Do this » Leave the pictures out, and retype all of the material exactly as written.

*** Information supplied ***

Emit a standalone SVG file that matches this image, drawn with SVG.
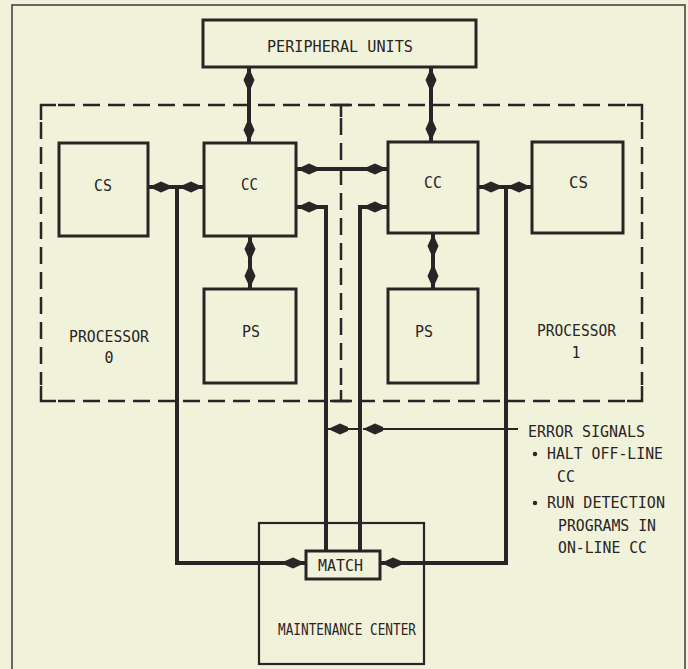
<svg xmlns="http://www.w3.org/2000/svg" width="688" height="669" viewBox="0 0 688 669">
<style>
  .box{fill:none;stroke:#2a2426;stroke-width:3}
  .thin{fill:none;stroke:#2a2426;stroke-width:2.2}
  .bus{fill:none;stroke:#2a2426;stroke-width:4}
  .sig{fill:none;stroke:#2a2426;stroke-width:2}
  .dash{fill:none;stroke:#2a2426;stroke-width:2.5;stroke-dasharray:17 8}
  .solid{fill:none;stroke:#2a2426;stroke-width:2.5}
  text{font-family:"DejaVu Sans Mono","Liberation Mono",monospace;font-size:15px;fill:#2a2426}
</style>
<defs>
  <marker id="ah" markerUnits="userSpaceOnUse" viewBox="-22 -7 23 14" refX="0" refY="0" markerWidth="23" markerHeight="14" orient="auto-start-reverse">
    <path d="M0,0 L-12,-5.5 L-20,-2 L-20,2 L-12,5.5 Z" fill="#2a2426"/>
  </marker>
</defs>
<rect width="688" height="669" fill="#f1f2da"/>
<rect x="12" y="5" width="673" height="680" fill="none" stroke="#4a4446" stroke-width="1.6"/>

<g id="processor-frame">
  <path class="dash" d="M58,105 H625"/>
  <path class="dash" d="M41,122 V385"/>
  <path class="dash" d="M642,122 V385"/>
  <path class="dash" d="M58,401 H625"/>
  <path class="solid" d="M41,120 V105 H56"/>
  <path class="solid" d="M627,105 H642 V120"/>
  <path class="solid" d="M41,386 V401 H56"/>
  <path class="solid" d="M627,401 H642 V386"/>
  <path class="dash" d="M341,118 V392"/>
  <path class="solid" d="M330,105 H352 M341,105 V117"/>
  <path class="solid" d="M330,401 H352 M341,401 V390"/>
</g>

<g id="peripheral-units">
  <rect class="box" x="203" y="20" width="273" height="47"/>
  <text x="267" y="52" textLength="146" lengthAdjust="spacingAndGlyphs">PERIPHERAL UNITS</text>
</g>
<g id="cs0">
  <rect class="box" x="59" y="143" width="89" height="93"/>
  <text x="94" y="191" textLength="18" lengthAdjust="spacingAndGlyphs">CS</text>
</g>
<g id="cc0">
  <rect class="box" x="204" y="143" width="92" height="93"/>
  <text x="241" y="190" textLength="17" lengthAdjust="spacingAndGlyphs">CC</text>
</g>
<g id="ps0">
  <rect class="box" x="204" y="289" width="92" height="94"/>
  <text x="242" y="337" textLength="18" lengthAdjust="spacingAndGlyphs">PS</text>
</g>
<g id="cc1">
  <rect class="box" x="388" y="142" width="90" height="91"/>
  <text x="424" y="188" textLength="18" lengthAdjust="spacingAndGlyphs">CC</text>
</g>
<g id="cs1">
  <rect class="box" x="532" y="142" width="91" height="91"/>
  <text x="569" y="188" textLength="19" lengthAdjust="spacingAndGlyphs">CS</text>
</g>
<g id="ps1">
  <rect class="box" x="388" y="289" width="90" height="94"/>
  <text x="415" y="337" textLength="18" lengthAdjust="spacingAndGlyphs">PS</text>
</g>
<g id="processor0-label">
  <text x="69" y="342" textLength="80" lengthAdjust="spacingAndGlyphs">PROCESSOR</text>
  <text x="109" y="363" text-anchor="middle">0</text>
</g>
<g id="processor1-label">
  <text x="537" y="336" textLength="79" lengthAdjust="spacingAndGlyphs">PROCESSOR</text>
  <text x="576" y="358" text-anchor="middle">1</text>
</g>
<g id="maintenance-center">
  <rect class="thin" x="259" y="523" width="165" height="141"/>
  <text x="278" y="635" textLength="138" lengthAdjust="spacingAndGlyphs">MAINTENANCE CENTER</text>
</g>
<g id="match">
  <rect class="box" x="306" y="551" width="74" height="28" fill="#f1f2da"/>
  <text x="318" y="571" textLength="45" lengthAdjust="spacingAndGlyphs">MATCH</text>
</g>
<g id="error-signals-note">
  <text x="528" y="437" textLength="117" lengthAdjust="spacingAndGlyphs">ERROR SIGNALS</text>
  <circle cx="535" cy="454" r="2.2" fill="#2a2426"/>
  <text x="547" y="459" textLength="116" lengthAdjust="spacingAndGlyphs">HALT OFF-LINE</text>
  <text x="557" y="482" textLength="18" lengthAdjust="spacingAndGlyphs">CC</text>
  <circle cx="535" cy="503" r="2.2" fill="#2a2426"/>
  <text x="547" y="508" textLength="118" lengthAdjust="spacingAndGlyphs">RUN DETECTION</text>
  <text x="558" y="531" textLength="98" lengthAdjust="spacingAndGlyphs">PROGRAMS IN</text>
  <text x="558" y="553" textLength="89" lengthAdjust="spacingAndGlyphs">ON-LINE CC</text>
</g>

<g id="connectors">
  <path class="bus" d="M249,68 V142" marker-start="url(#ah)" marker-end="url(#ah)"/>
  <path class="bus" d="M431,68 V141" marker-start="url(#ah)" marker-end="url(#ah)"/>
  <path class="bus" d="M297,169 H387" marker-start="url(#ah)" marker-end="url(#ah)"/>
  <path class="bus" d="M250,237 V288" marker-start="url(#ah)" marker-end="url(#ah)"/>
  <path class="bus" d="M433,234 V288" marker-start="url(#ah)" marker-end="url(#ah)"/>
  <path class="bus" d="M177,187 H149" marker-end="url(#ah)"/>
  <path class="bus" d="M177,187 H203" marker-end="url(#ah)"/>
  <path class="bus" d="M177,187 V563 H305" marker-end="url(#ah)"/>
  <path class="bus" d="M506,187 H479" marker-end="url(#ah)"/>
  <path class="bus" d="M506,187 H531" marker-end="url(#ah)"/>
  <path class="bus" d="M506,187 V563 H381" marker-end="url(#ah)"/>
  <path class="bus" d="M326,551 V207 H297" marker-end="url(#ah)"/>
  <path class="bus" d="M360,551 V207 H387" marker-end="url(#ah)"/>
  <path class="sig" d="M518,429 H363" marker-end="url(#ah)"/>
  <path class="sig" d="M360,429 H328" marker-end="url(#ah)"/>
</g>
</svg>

***

Written solution »
Emit a standalone SVG file that matches this image, drawn with SVG.
<svg xmlns="http://www.w3.org/2000/svg" width="688" height="669" viewBox="0 0 688 669">
<style>
  .box{fill:none;stroke:#2a2426;stroke-width:3}
  .thin{fill:none;stroke:#2a2426;stroke-width:2.2}
  .bus{fill:none;stroke:#2a2426;stroke-width:4}
  .sig{fill:none;stroke:#2a2426;stroke-width:2}
  .dash{fill:none;stroke:#2a2426;stroke-width:2.5;stroke-dasharray:17 8}
  .solid{fill:none;stroke:#2a2426;stroke-width:2.5}
  text{font-family:"DejaVu Sans Mono","Liberation Mono",monospace;font-size:15px;fill:#2a2426}
</style>
<defs>
  <marker id="ah" markerUnits="userSpaceOnUse" viewBox="-22 -7 23 14" refX="0" refY="0" markerWidth="23" markerHeight="14" orient="auto-start-reverse">
    <path d="M0,0 L-12,-5.5 L-20,-2 L-20,2 L-12,5.5 Z" fill="#2a2426"/>
  </marker>
</defs>
<rect width="688" height="669" fill="#f1f2da"/>
<rect x="12" y="5" width="673" height="680" fill="none" stroke="#4a4446" stroke-width="1.6"/>

<g id="processor-frame">
  <path class="dash" d="M58,105 H625"/>
  <path class="dash" d="M41,122 V385"/>
  <path class="dash" d="M642,122 V385"/>
  <path class="dash" d="M58,401 H625"/>
  <path class="solid" d="M41,120 V105 H56"/>
  <path class="solid" d="M627,105 H642 V120"/>
  <path class="solid" d="M41,386 V401 H56"/>
  <path class="solid" d="M627,401 H642 V386"/>
  <path class="dash" d="M341,118 V392"/>
  <path class="solid" d="M330,105 H352 M341,105 V117"/>
  <path class="solid" d="M330,401 H352 M341,401 V390"/>
</g>

<g id="peripheral-units">
  <rect class="box" x="203" y="20" width="273" height="47"/>
  <text x="267" y="52" textLength="146" lengthAdjust="spacingAndGlyphs">PERIPHERAL UNITS</text>
</g>
<g id="cs0">
  <rect class="box" x="59" y="143" width="89" height="93"/>
  <text x="94" y="191" textLength="18" lengthAdjust="spacingAndGlyphs">CS</text>
</g>
<g id="cc0">
  <rect class="box" x="204" y="143" width="92" height="93"/>
  <text x="241" y="190" textLength="17" lengthAdjust="spacingAndGlyphs">CC</text>
</g>
<g id="ps0">
  <rect class="box" x="204" y="289" width="92" height="94"/>
  <text x="242" y="337" textLength="18" lengthAdjust="spacingAndGlyphs">PS</text>
</g>
<g id="cc1">
  <rect class="box" x="388" y="142" width="90" height="91"/>
  <text x="424" y="188" textLength="18" lengthAdjust="spacingAndGlyphs">CC</text>
</g>
<g id="cs1">
  <rect class="box" x="532" y="142" width="91" height="91"/>
  <text x="569" y="188" textLength="19" lengthAdjust="spacingAndGlyphs">CS</text>
</g>
<g id="ps1">
  <rect class="box" x="388" y="289" width="90" height="94"/>
  <text x="415" y="337" textLength="18" lengthAdjust="spacingAndGlyphs">PS</text>
</g>
<g id="processor0-label">
  <text x="69" y="342" textLength="80" lengthAdjust="spacingAndGlyphs">PROCESSOR</text>
  <text x="109" y="363" text-anchor="middle">0</text>
</g>
<g id="processor1-label">
  <text x="537" y="336" textLength="79" lengthAdjust="spacingAndGlyphs">PROCESSOR</text>
  <text x="576" y="358" text-anchor="middle">1</text>
</g>
<g id="maintenance-center">
  <rect class="thin" x="259" y="523" width="165" height="141"/>
  <text x="278" y="635" textLength="138" lengthAdjust="spacingAndGlyphs">MAINTENANCE CENTER</text>
</g>
<g id="match">
  <rect class="box" x="306" y="551" width="74" height="28" fill="#f1f2da"/>
  <text x="318" y="571" textLength="45" lengthAdjust="spacingAndGlyphs">MATCH</text>
</g>
<g id="error-signals-note">
  <text x="528" y="437" textLength="117" lengthAdjust="spacingAndGlyphs">ERROR SIGNALS</text>
  <circle cx="535" cy="454" r="2.2" fill="#2a2426"/>
  <text x="547" y="459" textLength="116" lengthAdjust="spacingAndGlyphs">HALT OFF-LINE</text>
  <text x="557" y="482" textLength="18" lengthAdjust="spacingAndGlyphs">CC</text>
  <circle cx="535" cy="503" r="2.2" fill="#2a2426"/>
  <text x="547" y="508" textLength="118" lengthAdjust="spacingAndGlyphs">RUN DETECTION</text>
  <text x="558" y="531" textLength="98" lengthAdjust="spacingAndGlyphs">PROGRAMS IN</text>
  <text x="558" y="553" textLength="89" lengthAdjust="spacingAndGlyphs">ON-LINE CC</text>
</g>

<g id="connectors">
  <path class="bus" d="M249,68 V142" marker-start="url(#ah)" marker-end="url(#ah)"/>
  <path class="bus" d="M431,68 V141" marker-start="url(#ah)" marker-end="url(#ah)"/>
  <path class="bus" d="M297,169 H387" marker-start="url(#ah)" marker-end="url(#ah)"/>
  <path class="bus" d="M250,237 V288" marker-start="url(#ah)" marker-end="url(#ah)"/>
  <path class="bus" d="M433,234 V288" marker-start="url(#ah)" marker-end="url(#ah)"/>
  <path class="bus" d="M177,187 H149" marker-end="url(#ah)"/>
  <path class="bus" d="M177,187 H203" marker-end="url(#ah)"/>
  <path class="bus" d="M177,187 V563 H305" marker-end="url(#ah)"/>
  <path class="bus" d="M506,187 H479" marker-end="url(#ah)"/>
  <path class="bus" d="M506,187 H531" marker-end="url(#ah)"/>
  <path class="bus" d="M506,187 V563 H381" marker-end="url(#ah)"/>
  <path class="bus" d="M326,551 V207 H297" marker-end="url(#ah)"/>
  <path class="bus" d="M360,551 V207 H387" marker-end="url(#ah)"/>
  <path class="sig" d="M518,429 H363" marker-end="url(#ah)"/>
  <path class="sig" d="M360,429 H328" marker-end="url(#ah)"/>
</g>
</svg>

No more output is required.